- _Prompt_
The entries need to be copied exactly.

-- START OF Listed records --

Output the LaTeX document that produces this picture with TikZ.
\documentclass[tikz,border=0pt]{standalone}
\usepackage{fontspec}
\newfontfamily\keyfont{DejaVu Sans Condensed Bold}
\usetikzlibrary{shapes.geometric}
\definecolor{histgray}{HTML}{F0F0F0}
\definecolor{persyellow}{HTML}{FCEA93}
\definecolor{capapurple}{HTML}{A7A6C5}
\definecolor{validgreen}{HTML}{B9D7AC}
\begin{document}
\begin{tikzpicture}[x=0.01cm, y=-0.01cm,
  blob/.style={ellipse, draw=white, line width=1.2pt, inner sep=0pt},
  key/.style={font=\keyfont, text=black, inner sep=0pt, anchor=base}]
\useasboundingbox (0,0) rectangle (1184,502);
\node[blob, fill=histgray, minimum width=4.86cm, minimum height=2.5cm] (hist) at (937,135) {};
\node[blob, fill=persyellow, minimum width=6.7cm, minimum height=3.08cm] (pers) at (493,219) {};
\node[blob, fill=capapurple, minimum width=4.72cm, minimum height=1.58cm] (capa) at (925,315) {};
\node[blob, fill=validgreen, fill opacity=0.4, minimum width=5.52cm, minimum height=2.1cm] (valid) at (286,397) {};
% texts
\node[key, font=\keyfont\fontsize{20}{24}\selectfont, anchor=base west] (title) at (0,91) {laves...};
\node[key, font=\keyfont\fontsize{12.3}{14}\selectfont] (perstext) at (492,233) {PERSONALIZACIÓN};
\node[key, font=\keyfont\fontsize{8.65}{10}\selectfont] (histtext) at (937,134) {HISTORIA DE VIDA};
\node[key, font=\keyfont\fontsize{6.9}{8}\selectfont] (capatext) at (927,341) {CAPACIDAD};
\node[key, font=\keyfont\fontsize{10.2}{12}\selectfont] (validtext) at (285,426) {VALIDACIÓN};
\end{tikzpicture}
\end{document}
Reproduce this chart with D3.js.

-- END OF Listed records --

- _Finished answer_
Output the LaTeX document that produces this picture with TikZ.
\documentclass[tikz,border=0pt]{standalone}
\usepackage{fontspec}
\newfontfamily\keyfont{DejaVu Sans Condensed Bold}
\usetikzlibrary{shapes.geometric}
\definecolor{histgray}{HTML}{F0F0F0}
\definecolor{persyellow}{HTML}{FCEA93}
\definecolor{capapurple}{HTML}{A7A6C5}
\definecolor{validgreen}{HTML}{B9D7AC}
\begin{document}
\begin{tikzpicture}[x=0.01cm, y=-0.01cm,
  blob/.style={ellipse, draw=white, line width=1.2pt, inner sep=0pt},
  key/.style={font=\keyfont, text=black, inner sep=0pt, anchor=base}]
\useasboundingbox (0,0) rectangle (1184,502);
\node[blob, fill=histgray, minimum width=4.86cm, minimum height=2.5cm] (hist) at (937,135) {};
\node[blob, fill=persyellow, minimum width=6.7cm, minimum height=3.08cm] (pers) at (493,219) {};
\node[blob, fill=capapurple, minimum width=4.72cm, minimum height=1.58cm] (capa) at (925,315) {};
\node[blob, fill=validgreen, fill opacity=0.4, minimum width=5.52cm, minimum height=2.1cm] (valid) at (286,397) {};
% texts
\node[key, font=\keyfont\fontsize{20}{24}\selectfont, anchor=base west] (title) at (0,91) {laves...};
\node[key, font=\keyfont\fontsize{12.3}{14}\selectfont] (perstext) at (492,233) {PERSONALIZACIÓN};
\node[key, font=\keyfont\fontsize{8.65}{10}\selectfont] (histtext) at (937,134) {HISTORIA DE VIDA};
\node[key, font=\keyfont\fontsize{6.9}{8}\selectfont] (capatext) at (927,341) {CAPACIDAD};
\node[key, font=\keyfont\fontsize{10.2}{12}\selectfont] (validtext) at (285,426) {VALIDACIÓN};
\end{tikzpicture}
\end{document}
Reproduce this chart with D3.js.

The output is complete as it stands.